When I suggested doing a video where we played robots, she said “Isn’t that kind of hack?” I disagreed. I think the hackiness of robots in comedy has gone full cycle (peaking in 2000-1) and now it’s more Zombie that are hack. (Despite my argument, I admit that robots still might be slightly hack so the material has to be extra good… and the costume has to be extra good.) On the pro side, Silvija noted that we both kind of talk like robots naturally, so we won’t have to modify our voices.

I will probably do a head in paper-mache using some kind of helmet as a base… maybe a cheap plastic mask stapled to the front to give it structure. If I could get a very cheap used bike helmet I’d use that. I did a short peruse of Halloween Adventure, but they didn’t have any plain plastic “helmets” to use. The ones they had were kid-sized—too small! I’m probably have to get a bodysuit to wear under it… which is just the slippery slope excuse I need to get into the confusing/claustrophobic “zentai” fetish!

So, I don’t want to do the tinfoil box with dryer vent arms—that really has been done to death—or anything really boxy. I checked the internet to see if there were any robot tutorials, but I haven’t found anything that fits the kind of robot suit I want to make which is on the more art-deco tip. Like somewhere between the “False Maria” from Metropolis and the Will Smith I Robot robots (I didn’t see this movie).

Here’s what I found online:

Alive!

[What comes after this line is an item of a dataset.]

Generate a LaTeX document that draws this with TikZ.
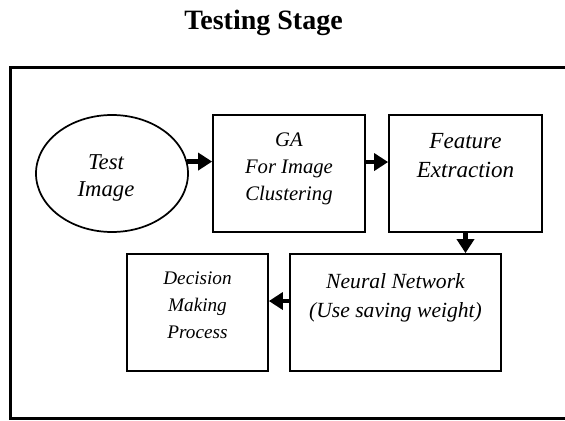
\documentclass[tikz,border=0pt]{standalone}
\usepackage{fontspec}
\setmainfont{Liberation Serif}
\usetikzlibrary{arrows.meta,shapes.geometric}
\begin{document}
\begin{tikzpicture}[x=0.75pt,y=-0.75pt,
  stagebox/.style={draw,line width=1.3pt,inner sep=0pt,minimum height=87.75pt},
  oval/.style={draw,ellipse,line width=1.3pt,inner sep=0pt,minimum width=114pt,minimum height=87.75pt},
  lbl/.style={anchor=north,inner sep=0pt,align=center},
  flow/.style={line width=3.4pt,-{Triangle[length=10.5pt,width=12.75pt]}}]
\useasboundingbox (0,0) rectangle (565,421);
% outer frame
\draw[line width=2.25pt] (567,67) -- (10,67) -- (10,418) -- (567,418);
% title
\node[font=\bfseries\fontsize{21}{25}\selectfont, anchor=base, inner sep=0pt] (title) at (263.5,29) {Testing Stage};
% shapes
\node[oval] (test) at (112,173.5) {};
\node[stagebox, minimum width=114pt] (ga) at (289,173.5) {};
\node[stagebox, minimum width=114.75pt] (fe) at (465.5,173.5) {};
\node[stagebox, minimum width=158.25pt] (nn) at (395.5,312.5) {};
\node[stagebox, minimum width=105.75pt] (dm) at (197.5,312.5) {};
% texts
\node[lbl, font=\itshape\fontsize{17}{20.25}\selectfont] (testtxt) at (106,154) {Test\\Image};
\node[lbl, font=\itshape\fontsize{15.5}{20.25}\selectfont] (gatxt) at (289,133) {GA\\For Image\\Clustering};
\node[lbl, font=\itshape\fontsize{17.3}{21.75}\selectfont] (fetxt) at (465.5,133) {Feature\\Extraction};
\node[lbl, font=\itshape\fontsize{16.2}{21.75}\selectfont] (nntxt) at (395.5,273) {Neural Network\\(Use saving weight)};
\node[lbl, font=\itshape\fontsize{14.4}{20.25}\selectfont] (dmtxt) at (197.5,272) {Decision\\Making\\Process};
% connectors
\draw[flow] (test.9) -- (test.9 -| ga.west);
\draw[flow] ([yshift=8.6pt]ga.east) -- ([yshift=8.6pt]fe.west);
\draw[flow] (fe.south) -- (fe.south |- nn.north);
\draw[flow] ([yshift=8.6pt]nn.west) -- ([yshift=8.6pt]dm.east);
\end{tikzpicture}
\end{document}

Teenie!

Wednesday, June 6th, 2007

Someone start a comedy group under this name:

Teenie-Weenie

Make sure you have a really tall guy in the group who dresses like a cop all the time. Maybe he can do all your edits by lurching onto stage in this position.

A lot of comedians are teenie-weenie in real life.

Found while researching sideshow banners and posters for a Coney Island-themed CD cover I’m working on. If’n you’d enjoy that sort of thing, here’s two sites worth visiting:

Johnny Meah, Czar of Bizarre (contemporary artist working in the style)

Vintage banners (40s-50s) from the Hammer Gallery

Alfred Hitchcock Mosaics

Wednesday, June 6th, 2007

Alfred Hitchcock mosaics from the tube station nearest his place of birth in London.

I’m not sure what’s more boss… that these exist or that I found it on mosaic-centric website caalled “The Joy of Shards” or the credit in the bottom of the page to “Grout”, the newsletter of the British Association for Modern Mosaics.

Strike Three! I’m Out.

Tuesday, June 5th, 2007

At last night’s Channel 102 screening, a show I co-created again failed to place. For the third consecutive time. It’s enough to lose faith in the system.

Yeah, I get your message—Mitch and I have decided to stop being friends since everything we make is a terrible failure! We hate each other now! See what you did, audience! Now I’ll have to start making shows that aren’t weird, inaccessible, full of retarded child molestors or pretentious... where’s the fun in that?


(Or see a nicer looking one on Channel102.net... click on my Chuck Taylor!)

See you in August, Channel 102… with something else you won’t vote for! Hooray!